Transcribe exactly the lines from the one containing "What React, TypeScript" through the one containing "CartesianGrid, LabelList, Label", both included, and leave out any pictures.

■ Task data:
[start]
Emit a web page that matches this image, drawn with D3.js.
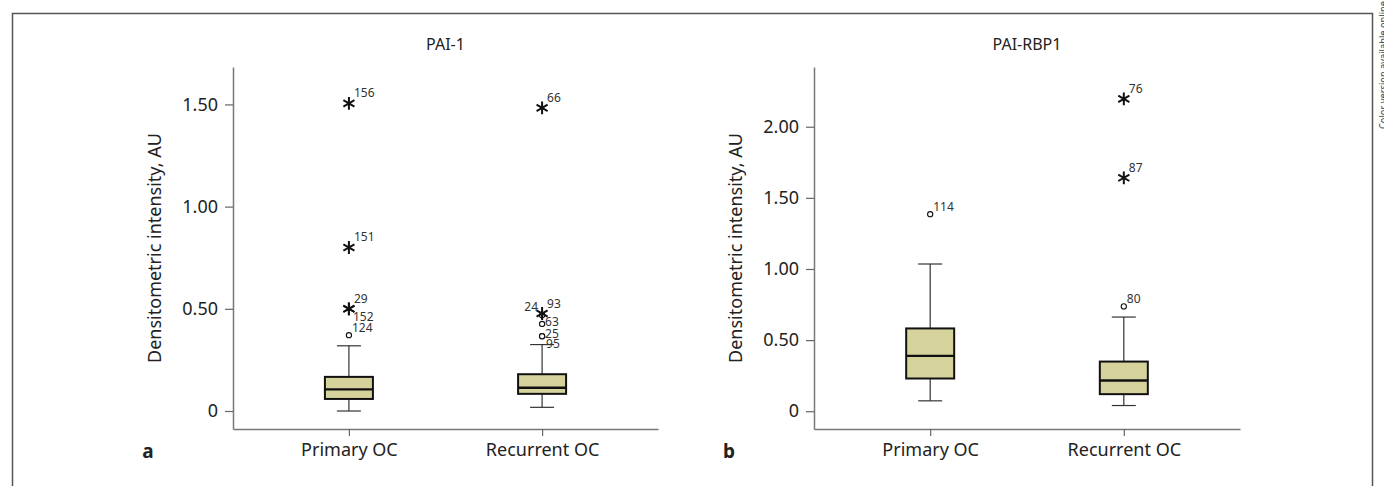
<!DOCTYPE html>
<html>
<head>
<meta charset="utf-8">
<script src="https://cdn.jsdelivr.net/npm/d3@7"></script>
<style>
  body { margin: 0; background: #fff; }
  text { font-family: "Noto Sans", "Open Sans", sans-serif; fill: #222; }
</style>
</head>
<body>
<script>
// categories and panel texts
var categories = ["Primary OC", "Recurrent OC"];
var panelTitles = ["PAI-1", "PAI-RBP1"];
var panelLetters = ["a", "b"];
var yTicksA = [0, 0.5, 1, 1.5];
var yTicksB = [0, 0.5, 1, 1.5, 2];

// box stats
var pai1Stats = [
  {min: 0.0,   q1: 0.059, median: 0.106, q3: 0.167, max: 0.319},
  {min: 0.018, q1: 0.084, median: 0.114, q3: 0.180, max: 0.325}
];
var rbp1Stats = [
  {min: 0.073, q1: 0.230, median: 0.389, q3: 0.582, max: 1.035},
  {min: 0.040, q1: 0.120, median: 0.216, q3: 0.349, max: 0.662}
];

// outliers: kind "o" = circle, "*" = extreme
var pai1Outliers = [
  [{v: 1.505, id: "156", kind: "*"}, {v: 0.800, id: "151", kind: "*"},
   {v: 0.500, id: "29", kind: "*"}, {v: 0.500, id: "152", kind: "*"},
   {v: 0.371, id: "124", kind: "o"}],
  [{v: 1.483, id: "66", kind: "*"}, {v: 0.469, id: "24", kind: "o"},
   {v: 0.477, id: "93", kind: "*"}, {v: 0.426, id: "63", kind: "o"},
   {v: 0.366, id: "25", kind: "o"}, {v: 0.366, id: "95", kind: "o"}]
];
var rbp1Outliers = [
  [{v: 1.385, id: "114", kind: "o"}],
  [{v: 2.196, id: "76", kind: "*"}, {v: 1.641, id: "87", kind: "*"},
   {v: 0.737, id: "80", kind: "o"}]
];

// where the id label goes next to its mark (default upper right)
var labelSide = {"152": "below", "95": "below", "24": "left", "63": "right", "25": "right"};

var width = 1384, height = 486;
var svg = d3.select("body").append("svg")
            .attr("width", width)
            .attr("height", height);

// outer frame
svg.append("path")
   .attr("d", "M12.5,490 L12.5,13.5 L1372.5,13.5 L1372.5,490")
   .attr("fill", "none")
   .attr("stroke", "#555")
   .attr("stroke-width", 1.5);

svg.append("text")
   .attr("transform", "translate(1386.5,0) rotate(-90)")
   .attr("x", -1)
   .attr("text-anchor", "end")
   .attr("textLength", 128)
   .attr("lengthAdjust", "spacingAndGlyphs")
   .style("font-size", "11.5px")
   .style("fill", "#444")
   .text("Color version available online");

var boxFill = "#d5d39b";

function drawPanel(opt) {
  var g = svg.append("g");

  var x = d3.scalePoint()
            .domain(categories)
            .range([opt.left, opt.right])
            .padding(0.6);
  var y = d3.scaleLinear()
            .domain(opt.yDomain)
            .range([429, 67]);

  var yAxis = d3.axisLeft(y)
                .tickValues(opt.ticks)
                .tickSize(8)
                .tickSizeOuter(0)
                .tickPadding(7)
                .tickFormat(function(d){ return d == 0 ? "0" : d3.format(".2f")(d); });
  var xAxis = d3.axisBottom(x)
                .tickSize(7)
                .tickSizeOuter(0)
                .tickPadding(7);

  var ya = g.append("g")
            .attr("transform", "translate(" + opt.left + ",0)")
            .call(yAxis);
  var xa = g.append("g")
            .attr("transform", "translate(0,429)")
            .call(xAxis);
  [ya, xa].forEach(function(a){
    a.select(".domain").attr("stroke", "#777").attr("stroke-width", 1.5);
    a.selectAll(".tick line").attr("stroke", "#666").attr("stroke-width", 1.2);
    a.selectAll(".tick text").style("font-size", "18px").style("fill", "#222")
     .style("font-family", "'Noto Sans', sans-serif");
  });

  // titles
  g.append("text")
   .attr("x", (opt.left + opt.right) / 2)
   .attr("y", 50)
   .attr("text-anchor", "middle")
   .style("font-size", "16px")
   .text(opt.title);

  g.append("text")
   .attr("transform", "translate(" + (opt.left - 72) + ",248) rotate(-90)")
   .attr("text-anchor", "middle")
   .style("font-size", "18px")
   .text("Densitometric intensity, AU");

  g.append("text")
   .attr("x", opt.left - 85)
   .attr("y", 458)
   .attr("text-anchor", "middle")
   .style("font-size", "19px")
   .style("font-weight", "bold")
   .text(opt.letter);

  var boxW = 48, capW = 24;
  var boxes = g.selectAll(".box")
               .data(opt.stats)
               .enter().append("g")
               .attr("class", "box")
               .attr("transform", function(d, i){ return "translate(" + x(categories[i]) + ",0)"; });

  boxes.append("line")
       .attr("x1", 0).attr("x2", 0)
       .attr("y1", function(d){ return y(d.max); })
       .attr("y2", function(d){ return y(d.min); })
       .attr("stroke", "#333").attr("stroke-width", 1.2);
  boxes.append("line")
       .attr("x1", -capW / 2).attr("x2", capW / 2)
       .attr("y1", function(d){ return y(d.max); })
       .attr("y2", function(d){ return y(d.max); })
       .attr("stroke", "#333").attr("stroke-width", 1.2);
  boxes.append("line")
       .attr("x1", -capW / 2).attr("x2", capW / 2)
       .attr("y1", function(d){ return y(d.min); })
       .attr("y2", function(d){ return y(d.min); })
       .attr("stroke", "#333").attr("stroke-width", 1.2);
  boxes.append("rect")
       .attr("x", -boxW / 2)
       .attr("width", boxW)
       .attr("y", function(d){ return y(d.q3); })
       .attr("height", function(d){ return y(d.q1) - y(d.q3); })
       .attr("fill", boxFill)
       .attr("stroke", "#111")
       .attr("stroke-width", 2);
  boxes.append("line")
       .attr("x1", -boxW / 2).attr("x2", boxW / 2)
       .attr("y1", function(d){ return y(d.median); })
       .attr("y2", function(d){ return y(d.median); })
       .attr("stroke", "#111").attr("stroke-width", 2.4);

  // outliers
  var star = d3.symbol().type(d3.symbolAsterisk).size(115);
  opt.outliers.forEach(function(list, i){
    var cx = x(categories[i]);
    list.forEach(function(o){
      var cy = y(o.v);
      if (o.kind == "*") {
        g.append("path")
         .attr("d", star())
         .attr("transform", "translate(" + cx + "," + cy + ")")
         .attr("fill", "none")
         .attr("stroke", "#111")
         .attr("stroke-width", 2);
      } else {
        g.append("circle")
         .attr("cx", cx).attr("cy", cy).attr("r", 2.6)
         .attr("fill", "#fff")
         .attr("stroke", "#111")
         .attr("stroke-width", 1.1);
      }
      var side = labelSide[o.id] || "ur";
      var dx = o.kind == "*" ? 5 : 3, dy = o.kind == "*" ? -6 : -3, anchor = "start";
      if (side == "below") { dx = 4; dy = 12; }
      if (side == "right") { dx = 3; dy = 2; }
      if (side == "left") { dx = -4; dy = -4; anchor = "end"; }
      g.append("text")
       .attr("x", cx + dx)
       .attr("y", cy + dy)
       .attr("text-anchor", anchor)
       .style("font-size", "12px")
       .style("fill", "#333")
       .text(o.id);
    });
  });
}

drawPanel({left: 233, right: 658, yDomain: [-0.088, 1.683], ticks: yTicksA,
           title: panelTitles[0], letter: panelLetters[0],
           stats: pai1Stats, outliers: pai1Outliers});
drawPanel({left: 814, right: 1240, yDomain: [-0.125, 2.42], ticks: yTicksB,
           title: panelTitles[1], letter: panelLetters[1],
           stats: rbp1Stats, outliers: rbp1Outliers});
</script>
</body>
</html>
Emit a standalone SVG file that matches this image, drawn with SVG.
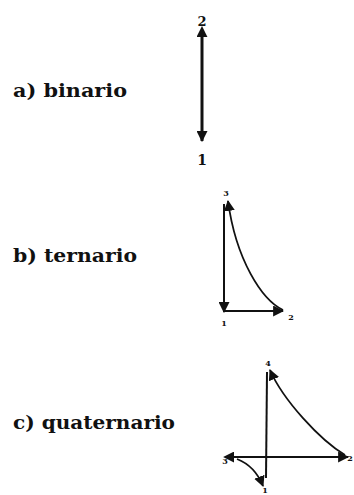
<svg xmlns="http://www.w3.org/2000/svg" width="354" height="495" viewBox="0 0 354 495">
<defs>
<style>
.lbl{font-family:"DejaVu Serif","Liberation Serif",serif;font-weight:bold;font-size:19px;fill:#111}
.num{font-family:"DejaVu Serif","Liberation Serif",serif;font-weight:bold;fill:#111;text-anchor:middle}
.ln{fill:none;stroke:#111;stroke-linecap:butt}
</style>
<marker id="ah" viewBox="0 0 10 10" refX="9" refY="5" markerWidth="11" markerHeight="11" markerUnits="userSpaceOnUse" orient="auto">
<path d="M0,0 L10,5 L0,10 z" fill="#111"/>
</marker>
<marker id="ahs" viewBox="0 0 10 10" refX="1" refY="5" markerWidth="11" markerHeight="11" markerUnits="userSpaceOnUse" orient="auto-start-reverse">
<path d="M0,0 L10,5 L0,10 z" fill="#111"/>
</marker>
</defs>
<rect width="354" height="495" fill="#fff"/>
<g id="label-a"><text class="lbl" x="13" y="97" textLength="114" lengthAdjust="spacingAndGlyphs">a) binario</text></g>
<g id="label-b"><text class="lbl" x="13" y="262" textLength="124" lengthAdjust="spacingAndGlyphs">b) ternario</text></g>
<g id="label-c"><text class="lbl" x="13" y="429" textLength="162" lengthAdjust="spacingAndGlyphs">c) quaternario</text></g>
<g id="bin-nodes">
<text class="num" x="202" y="26" font-size="13">2</text>
<text class="num" x="202" y="165" font-size="14">1</text>
</g>
<g id="ter-nodes">
<text class="num" x="226" y="196" font-size="8">3</text>
<text class="num" x="224" y="326" font-size="8">1</text>
<text class="num" x="291" y="320" font-size="8">2</text>
</g>
<g id="quat-nodes">
<text class="num" x="268" y="366" font-size="8">4</text>
<text class="num" x="225" y="464" font-size="8">3</text>
<text class="num" x="265" y="493" font-size="8">1</text>
<text class="num" x="350" y="461" font-size="8">2</text>
</g>
<g id="connectors">
<line class="ln" x1="202" y1="36" x2="202" y2="141" stroke-width="3" marker-start="url(#ahs)" marker-end="url(#ah)"/>
<line class="ln" x1="224" y1="204" x2="224" y2="312" stroke-width="2" marker-end="url(#ah)"/>
<line class="ln" x1="224" y1="311" x2="283" y2="311" stroke-width="2" marker-end="url(#ah)"/>
<path class="ln" d="M283,310 C262,300 236,260 228,201" stroke-width="1.8" marker-end="url(#ah)"/>
<line class="ln" x1="267" y1="372" x2="266" y2="478" stroke-width="2"/>
<line class="ln" x1="233" y1="457" x2="348" y2="457" stroke-width="2" marker-start="url(#ahs)" marker-end="url(#ah)"/>
<path class="ln" d="M345,455 C320,440 283,400 270,370" stroke-width="1.8" marker-end="url(#ah)"/>
<path class="ln" d="M237,459 Q255,466 263,486" stroke-width="1.8" marker-end="url(#ah)"/>
</g>
</svg>
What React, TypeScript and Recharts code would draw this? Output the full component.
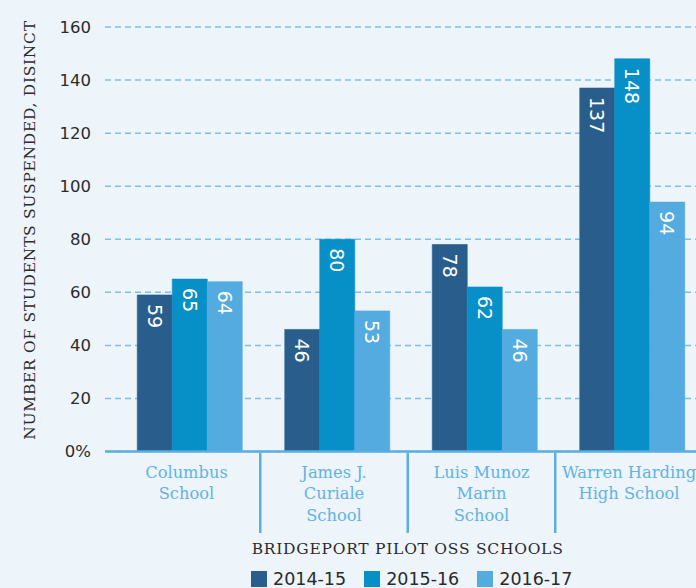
import React from "react";
import { BarChart, Bar, XAxis, YAxis, CartesianGrid, LabelList, Label } from "recharts";

const categories = [
  "Columbus\nSchool",
  "James J.\nCuriale\nSchool",
  "Luis Munoz\nMarin\nSchool",
  "Warren Harding\nHigh School",
];
const seriesNames = ["2014-15", "2015-16", "2016-17"];
const values2014 = [59, 46, 78, 137];
const values2015 = [65, 80, 62, 148];
const values2016 = [64, 53, 46, 94];
const yTicks = [0, 20, 40, 60, 80, 100, 120, 140, 160];

const COLORS = ["#295e8c", "#078fc7", "#53abdf"];
const BG = "#edf4fa";
const AXIS_BLUE = "#5aaee0";
const SLAB = "'DejaVu Serif', serif";
const SQUARE = "'DejaVu Sans', sans-serif";

const data = categories.map((name, i) => ({
  name,
  s0: values2014[i],
  s1: values2015[i],
  s2: values2016[i],
}));

const SHIFT = -3.5;

function CategoryTick(props: any) {
  const { x, y, payload, index } = props;
  const half = payload?.offset ?? 73.75;
  const lines = String(payload.value).split("\n");
  const cx = x + SHIFT;
  return (
    <g>
      {lines.map((l: string, i: number) => (
        <text
          key={i}
          x={cx}
          y={y + 20.5 + i * 21.5}
          textAnchor="middle"
          dominantBaseline="central"
          fill="#62b3e4"
          fontFamily={SLAB}
          fontSize={16.3}
        >
          {l}
        </text>
      ))}
      {index < categories.length - 1 && (
        <line x1={cx + half} x2={cx + half} y1={y + 1.5} y2={y + 81.5} stroke={AXIS_BLUE} strokeWidth={2.5} />
      )}
    </g>
  );
}

function BarValue(props: any) {
  const { x, y, width, value } = props;
  const cx = x + width / 2;
  const ty = y + 9;
  return (
    <text
      x={cx}
      y={ty}
      transform={`rotate(90 ${cx} ${ty})`}
      textAnchor="start"
      dominantBaseline="central"
      fill="#ffffff"
      fontFamily={SQUARE}
      fontSize={19}
    >
      {value}
    </text>
  );
}

export default function App() {
  return (
    <div style={{ position: "fixed", left: 0, top: 0, width: 696, height: 588, overflow: "hidden", background: BG }}>
      <BarChart
        width={712}
        height={588}
        data={data}
        margin={{ top: 27, right: 5.75, left: 0, bottom: 0 }}
        barGap={0}
        barSize={35}
      >
        <CartesianGrid vertical={false} stroke="#7cc0e8" strokeDasharray="6 4" strokeWidth={1.5} />
        <XAxis
          dataKey="name"
          height={136.5}
          padding={{ left: 11.25, right: 0 }}
          axisLine={{ stroke: AXIS_BLUE, strokeWidth: 2.5 }}
          tickLine={false}
          tickSize={0}
          tickMargin={0}
          interval={0}
          tick={<CategoryTick />}
        >
          <Label
            content={({ viewBox }: any) => (
              <text
                x={viewBox.x + viewBox.width / 2 + 2}
                y={viewBox.y + 97.5}
                textAnchor="middle"
                dominantBaseline="central"
                fill="#2b2b2b"
                fontFamily={SLAB}
                fontSize={15.5}
                letterSpacing={0.75}
              >
                BRIDGEPORT PILOT OSS SCHOOLS
              </text>
            )}
          />
        </XAxis>
        <YAxis
          width={105}
          domain={[0, 160]}
          ticks={yTicks}
          axisLine={false}
          tickLine={false}
          tickMargin={8}
          tick={{ fill: "#2b2b2b", fontFamily: SQUARE, fontSize: 16.5 }}
          tickFormatter={(v: number) => (v === 0 ? "0%" : String(v))}
        >
          <Label
            content={({ viewBox }: any) => (
              <text
                x={30}
                y={viewBox.y + 203}
                transform={`rotate(-90 30 ${viewBox.y + 203})`}
                textAnchor="middle"
                dominantBaseline="central"
                fill="#2b2b2b"
                fontFamily={SLAB}
                fontSize={15.5}
                letterSpacing={0.7}
              >
                NUMBER OF STUDENTS SUSPENDED, DISINCT
              </text>
            )}
          />
        </YAxis>
        {["s0", "s1", "s2"].map((k, i) => (
          <Bar
            key={k}
            dataKey={k}
            name={seriesNames[i]}
            fill={COLORS[i]}
            stroke={COLORS[i]}
            strokeWidth={0.6}
            isAnimationActive={false}
          >
            <LabelList dataKey={k} content={<BarValue />} />
          </Bar>
        ))}
      </BarChart>
      <div style={{ position: "absolute", top: 571, left: 251, display: "flex", alignItems: "center", fontFamily: SQUARE, fontSize: 17.5, color: "#2b2b2b" }}>
        {seriesNames.map((n, i) => (
          <div key={n} style={{ display: "flex", alignItems: "center", marginRight: i < seriesNames.length - 1 ? 18 : 0 }}>
            <span style={{ display: "inline-block", width: 16, height: 16, background: COLORS[i], marginRight: 6 }} />
            <span style={{ lineHeight: "16px" }}>{n}</span>
          </div>
        ))}
      </div>
    </div>
  );
}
[end]
■ Response for this exercise:
What React, TypeScript and Recharts code would draw this? Output the full component.
import React from "react";
import { BarChart, Bar, XAxis, YAxis, CartesianGrid, LabelList, Label } from "recharts";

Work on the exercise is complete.